* [The request]
Output the first line of the listing and each line after it, up to and including the line that contains "const fpsMinorTicks = [2e5, 3e5, 4e5, 6e5, 7e5, 8e5, 9e5, 3e6];", exactly as written, minus the pictures.

+ + + +

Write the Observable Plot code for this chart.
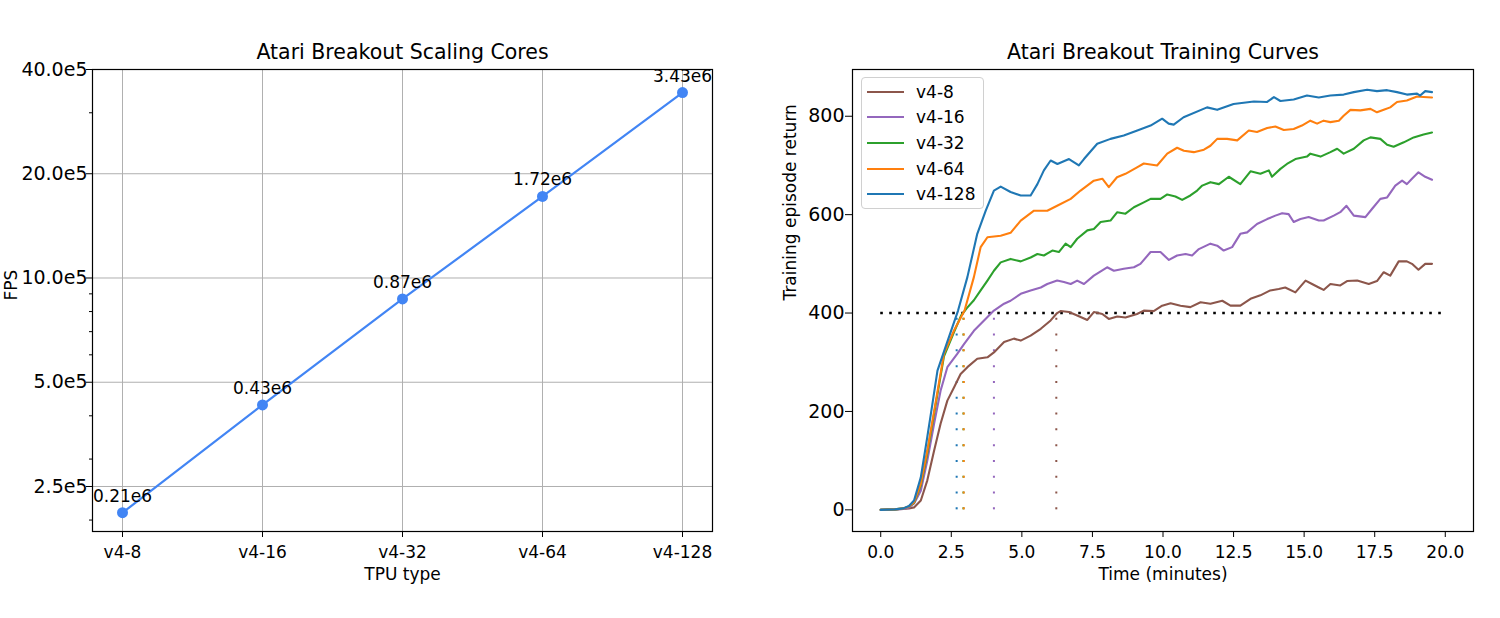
<!DOCTYPE html>
<html><head><meta charset="utf-8">
<script src="https://cdn.jsdelivr.net/npm/d3@7"></script>
<script src="https://cdn.jsdelivr.net/npm/@observablehq/plot@0.6"></script>
<style>
html,body{margin:0;padding:0;background:#fff;}
#root{position:relative;width:1500px;height:618px;overflow:hidden;font-family:"DejaVu Sans",sans-serif;background:#fff;}
#left{position:absolute;left:0;top:0;width:750px;height:618px;overflow:hidden;}
#right{position:absolute;left:760px;top:0;width:740px;height:618px;overflow:hidden;}
#legend{position:absolute;left:861px;top:77px;width:123px;height:132px;box-sizing:border-box;border:1px solid #d0d0d0;border-radius:4px;background:rgba(255,255,255,0.8);}
#legend .row{position:absolute;left:0;height:20px;width:100%;}
#legend .sw{position:absolute;left:5px;top:9px;width:37px;height:2px;}
#legend .lab{position:absolute;left:54px;top:0;line-height:20px;font-size:17px;color:#000;white-space:nowrap;}
</style></head><body>
<div id="root"><div id="left"></div><div id="right"></div><div id="legend"></div></div>
<script>
// ---------- Left panel data ----------
const leftTitle = "Atari Breakout Scaling Cores";
const tpuTypes = ["v4-8", "v4-16", "v4-32", "v4-64", "v4-128"];
const fpsValues = [0.21e6, 0.43e6, 0.87e6, 1.72e6, 3.43e6];
const fpsLabels = ["0.21e6", "0.43e6", "0.87e6", "1.72e6", "3.43e6"];
const fpsTickValues = [2.5e5, 5e5, 10e5, 20e5, 40e5];
const fpsTickLabels = ["2.5e5", "5.0e5", "10.0e5", "20.0e5", "40.0e5"];
const fpsMinorTicks = [2e5, 3e5, 4e5, 6e5, 7e5, 8e5, 9e5, 3e6];

// ---------- Right panel data ----------
const rightTitle = "Atari Breakout Training Curves";
const seriesNames = ["v4-8", "v4-16", "v4-32", "v4-64", "v4-128"];
const seriesColors = ["#8c564b", "#9467bd", "#2ca02c", "#ff7f0e", "#1f77b4"];
const threshold = 400;
const crossTimes = [6.22, 4.01, 2.93, 2.94, 2.69];
const timeTicks = [0, 2.5, 5, 7.5, 10, 12.5, 15, 17.5, 20];
const returnTicks = [0, 200, 400, 600, 800];

const time8 = [0, 0.5, 0.8, 1.0, 1.18, 1.42, 1.65, 1.89, 2.12, 2.36, 2.6, 2.83, 3.07, 3.42, 3.78, 4.01, 4.37, 4.72, 4.96, 5.31, 5.67, 6.02, 6.25, 6.37, 6.67, 6.96, 7.32, 7.55, 7.85, 8.08, 8.38, 8.67, 9.08, 9.32, 9.67, 9.97, 10.27, 10.62, 10.97, 11.33, 11.68, 12.1, 12.39, 12.74, 13.1, 13.45, 13.8, 14.1, 14.33, 14.69, 15.05, 15.28, 15.52, 15.69, 15.93, 16.28, 16.52, 16.88, 17.29, 17.58, 17.82, 18.05, 18.35, 18.64, 18.82, 19.05, 19.29, 19.53];
const ret8 = [0, 1, 2, 3, 5, 19, 60, 120, 175, 222, 249, 276, 290, 307, 310, 320, 341, 348, 344, 354, 368, 385, 400, 404, 402, 395, 386, 402, 398, 388, 393, 391, 398, 405, 404, 415, 420, 415, 412, 422, 419, 425, 415, 415, 429, 436, 446, 449, 452, 442, 466, 459, 452, 447, 459, 456, 465, 466, 459, 465, 483, 476, 505, 505, 500, 488, 500, 500];

const time16 = [0, 0.5, 0.8, 1.0, 1.18, 1.42, 1.65, 1.89, 2.12, 2.36, 2.71, 2.95, 3.3, 3.66, 4.01, 4.37, 4.6, 4.96, 5.31, 5.67, 5.9, 6.25, 6.49, 6.73, 6.96, 7.2, 7.55, 8.02, 8.26, 8.61, 8.97, 9.2, 9.56, 9.91, 10.21, 10.5, 10.8, 11.03, 11.27, 11.68, 11.92, 12.15, 12.45, 12.74, 12.98, 13.33, 13.69, 13.98, 14.22, 14.45, 14.63, 14.87, 15.16, 15.52, 15.69, 16.05, 16.28, 16.5, 16.76, 17.17, 17.41, 17.7, 17.94, 18.23, 18.47, 18.64, 18.82, 19.05, 19.29, 19.53];
const ret16 = [0, 1, 2, 5, 13, 39, 100, 175, 242, 290, 317, 337, 364, 385, 405, 419, 425, 439, 446, 452, 459, 466, 463, 459, 466, 459, 476, 493, 486, 490, 493, 500, 524, 524, 508, 517, 520, 517, 530, 541, 537, 527, 534, 561, 564, 581, 591, 598, 603, 601, 585, 591, 595, 588, 588, 598, 605, 618, 598, 595, 612, 632, 635, 659, 669, 662, 673, 686, 677, 671];

const time32 = [0, 0.5, 0.8, 1.0, 1.18, 1.42, 1.65, 1.89, 2.24, 2.6, 2.85, 3.05, 3.3, 3.54, 3.78, 4.01, 4.25, 4.6, 4.96, 5.31, 5.55, 5.78, 6.08, 6.31, 6.55, 6.73, 6.96, 7.32, 7.55, 7.79, 8.14, 8.38, 8.67, 8.97, 9.32, 9.56, 9.91, 10.15, 10.44, 10.68, 10.97, 11.21, 11.39, 11.68, 11.98, 12.33, 12.74, 13.1, 13.45, 13.75, 13.86, 14.16, 14.39, 14.69, 15.1, 15.22, 15.58, 15.93, 16.17, 16.4, 16.76, 17.11, 17.35, 17.7, 17.94, 18.17, 18.53, 18.88, 19.23, 19.53];
const ret32 = [0, 1, 3, 7, 14, 50, 115, 195, 312, 362, 395, 410, 426, 446, 466, 486, 503, 510, 505, 513, 520, 517, 527, 524, 541, 534, 551, 568, 571, 585, 588, 605, 602, 615, 625, 632, 632, 641, 637, 630, 639, 649, 659, 666, 662, 677, 662, 688, 683, 690, 677, 693, 703, 713, 718, 724, 718, 727, 734, 724, 734, 751, 757, 754, 742, 738, 747, 757, 763, 767];

const time64 = [0, 0.5, 0.8, 1.0, 1.18, 1.42, 1.65, 1.89, 2.24, 2.6, 2.97, 3.3, 3.54, 3.78, 4.25, 4.6, 4.96, 5.43, 5.9, 6.25, 6.73, 7.08, 7.55, 7.85, 8.08, 8.37, 8.67, 9.08, 9.32, 9.79, 10.15, 10.5, 10.74, 11.09, 11.45, 11.68, 11.92, 12.27, 12.63, 13.04, 13.33, 13.69, 13.98, 14.28, 14.63, 14.92, 15.22, 15.46, 15.69, 15.93, 16.23, 16.4, 16.64, 16.99, 17.35, 17.58, 17.82, 18.05, 18.29, 18.64, 19.0, 19.23, 19.53];
const ret64 = [0, 1, 3, 7, 15, 53, 120, 200, 317, 365, 405, 473, 534, 554, 557, 563, 588, 608, 608, 618, 632, 649, 669, 673, 656, 676, 683, 696, 704, 700, 724, 736, 730, 727, 732, 740, 754, 754, 751, 771, 768, 776, 779, 772, 774, 781, 791, 785, 791, 788, 791, 801, 813, 812, 815, 808, 813, 818, 829, 832, 840, 839, 838];

const time128 = [0, 0.5, 0.8, 1.0, 1.18, 1.42, 1.65, 1.83, 2.01, 2.33, 2.74, 3.07, 3.42, 3.72, 4.01, 4.25, 4.6, 4.96, 5.31, 5.55, 5.78, 6.02, 6.26, 6.67, 7.02, 7.2, 7.67, 8.14, 8.61, 9.09, 9.56, 9.97, 10.2, 10.38, 10.73, 11.56, 11.92, 12.5, 13.22, 13.69, 13.93, 14.16, 14.63, 15.1, 15.52, 15.93, 16.4, 16.76, 17.23, 17.58, 17.94, 18.29, 18.64, 19.0, 19.11, 19.29, 19.53];
const ret128 = [0, 1, 3, 8, 19, 66, 148, 215, 283, 337, 405, 473, 561, 608, 649, 657, 646, 639, 639, 662, 690, 710, 703, 713, 700, 713, 744, 754, 761, 771, 781, 795, 785, 783, 798, 818, 813, 825, 830, 829, 839, 831, 834, 842, 838, 842, 844, 849, 854, 851, 853, 849, 844, 846, 842, 851, 849];

// ---------- Build tables ----------
const fpsTable = tpuTypes.map((tpu, i) => ({tpu, fps: fpsValues[i], label: fpsLabels[i]}));
const fpsTickMap = new Map(fpsTickValues.map((v, i) => [v, fpsTickLabels[i]]));

const seriesTimes = [time8, time16, time32, time64, time128];
const seriesReturns = [ret8, ret16, ret32, ret64, ret128];
const curves = seriesNames.map((name, k) =>
  seriesTimes[k].map((t, i) => ({series: name, t, v: seriesReturns[k][i]})));
const crossTable = seriesNames.map((name, k) => ({series: name, t: crossTimes[k], color: seriesColors[k]}));

const grid = {stroke: "#b0b0b0", strokeOpacity: 1, strokeWidth: 1};
const baseStyle = {fontFamily: "DejaVu Sans", fontSize: "17px", color: "black", background: "white"};

// ---------- Left plot ----------
const left = Plot.plot({
  width: 750, height: 618,
  marginTop: 69, marginBottom: 87, marginLeft: 92, marginRight: 38,
  style: baseStyle,
  x: {type: "point", domain: tpuTypes, padding: 0.2, label: null},
  y: {type: "log", domain: [1.8535e5, 4e6], label: null},
  marks: [
    Plot.gridX(tpuTypes, grid),
    Plot.gridY(fpsTickValues, grid),
    Plot.axisX(tpuTypes, {tickSize: 6, tickPadding: 8, fontSize: 17, label: null}),
    Plot.axisY(fpsTickValues, {tickSize: 6, tickPadding: -1, fontSize: 19, label: null, tickFormat: d => fpsTickMap.get(d)}),
    Plot.axisY(fpsMinorTicks, {tickSize: 3, tickFormat: () => "", label: null}),
    Plot.line(fpsTable, {x: "tpu", y: "fps", stroke: "#4285F4", strokeWidth: 2.2}),
    Plot.dot(fpsTable, {x: "tpu", y: "fps", r: 5.5, fill: "#4285F4", stroke: "none"}),
    Plot.text(fpsTable, {x: "tpu", y: "fps", text: "label", dy: -11, lineAnchor: "bottom", fontSize: 17}),
    Plot.frame({stroke: "black", strokeWidth: 1.2}),
    Plot.text([leftTitle], {text: d => d, frameAnchor: "top", dy: -11, lineAnchor: "bottom", fontSize: 20.5}),
    Plot.text(["TPU type"], {text: d => d, frameAnchor: "bottom", dy: 48, lineAnchor: "bottom", fontSize: 17}),
    Plot.text(["FPS"], {text: d => d, frameAnchor: "left", dx: -76, rotate: -90, lineAnchor: "bottom", fontSize: 17})
  ]
});
document.getElementById("left").appendChild(left);

// ---------- Right plot ----------
const right = Plot.plot({
  width: 740, height: 618,
  marginTop: 69, marginBottom: 87, marginLeft: 92, marginRight: 27,
  style: baseStyle,
  x: {domain: [-1, 21], label: null},
  y: {domain: [-44, 895], label: null},
  marks: [
    Plot.axisX(timeTicks, {tickSize: 6, tickPadding: 8, fontSize: 17, label: null, tickFormat: d3.format(".1f")}),
    Plot.axisY(returnTicks, {tickSize: 7, tickPadding: 1, fontSize: 19, label: null, tickFormat: d3.format("d")}),
    ...crossTable.map(c => Plot.ruleX([c], {x: "t", y1: 0, y2: threshold, stroke: c.color, strokeWidth: 2, strokeDasharray: "2,13.8"})),
    Plot.ruleY([threshold], {x1: 0, x2: 20, stroke: "black", strokeWidth: 2.6, strokeDasharray: "2.6,6.4"}),
    ...curves.map((data, k) => Plot.line(data, {x: "t", y: "v", stroke: seriesColors[k], strokeWidth: 2.1})),
    Plot.frame({stroke: "black", strokeWidth: 1.2}),
    Plot.text([rightTitle], {text: d => d, frameAnchor: "top", dy: -11, lineAnchor: "bottom", fontSize: 20.5}),
    Plot.text(["Time (minutes)"], {text: d => d, frameAnchor: "bottom", dy: 48, lineAnchor: "bottom", fontSize: 17}),
    Plot.text(["Training episode return"], {text: d => d, frameAnchor: "left", dx: -57, rotate: -90, lineAnchor: "bottom", fontSize: 17})
  ]
});
document.getElementById("right").appendChild(right);

// ---------- Legend ----------
const legend = document.getElementById("legend");
seriesNames.forEach((name, k) => {
  const row = document.createElement("div");
  row.className = "row";
  row.style.top = Math.round(3.7 + 25.65 * k) + "px";
  const sw = document.createElement("div");
  sw.className = "sw";
  sw.style.background = seriesColors[k];
  const lab = document.createElement("div");
  lab.className = "lab";
  lab.textContent = name;
  row.appendChild(sw); row.appendChild(lab);
  legend.appendChild(row);
});
</script>
</body></html>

+ + + +

* [Solution to this problem]
Write the Observable Plot code for this chart.
<!DOCTYPE html>
<html><head><meta charset="utf-8">
<script src="https://cdn.jsdelivr.net/npm/d3@7"></script>
<script src="https://cdn.jsdelivr.net/npm/@observablehq/plot@0.6"></script>
<style>
html,body{margin:0;padding:0;background:#fff;}
#root{position:relative;width:1500px;height:618px;overflow:hidden;font-family:"DejaVu Sans",sans-serif;background:#fff;}
#left{position:absolute;left:0;top:0;width:750px;height:618px;overflow:hidden;}
#right{position:absolute;left:760px;top:0;width:740px;height:618px;overflow:hidden;}
#legend{position:absolute;left:861px;top:77px;width:123px;height:132px;box-sizing:border-box;border:1px solid #d0d0d0;border-radius:4px;background:rgba(255,255,255,0.8);}
#legend .row{position:absolute;left:0;height:20px;width:100%;}
#legend .sw{position:absolute;left:5px;top:9px;width:37px;height:2px;}
#legend .lab{position:absolute;left:54px;top:0;line-height:20px;font-size:17px;color:#000;white-space:nowrap;}
</style></head><body>
<div id="root"><div id="left"></div><div id="right"></div><div id="legend"></div></div>
<script>
// ---------- Left panel data ----------
const leftTitle = "Atari Breakout Scaling Cores";
const tpuTypes = ["v4-8", "v4-16", "v4-32", "v4-64", "v4-128"];
const fpsValues = [0.21e6, 0.43e6, 0.87e6, 1.72e6, 3.43e6];
const fpsLabels = ["0.21e6", "0.43e6", "0.87e6", "1.72e6", "3.43e6"];
const fpsTickValues = [2.5e5, 5e5, 10e5, 20e5, 40e5];
const fpsTickLabels = ["2.5e5", "5.0e5", "10.0e5", "20.0e5", "40.0e5"];
const fpsMinorTicks = [2e5, 3e5, 4e5, 6e5, 7e5, 8e5, 9e5, 3e6];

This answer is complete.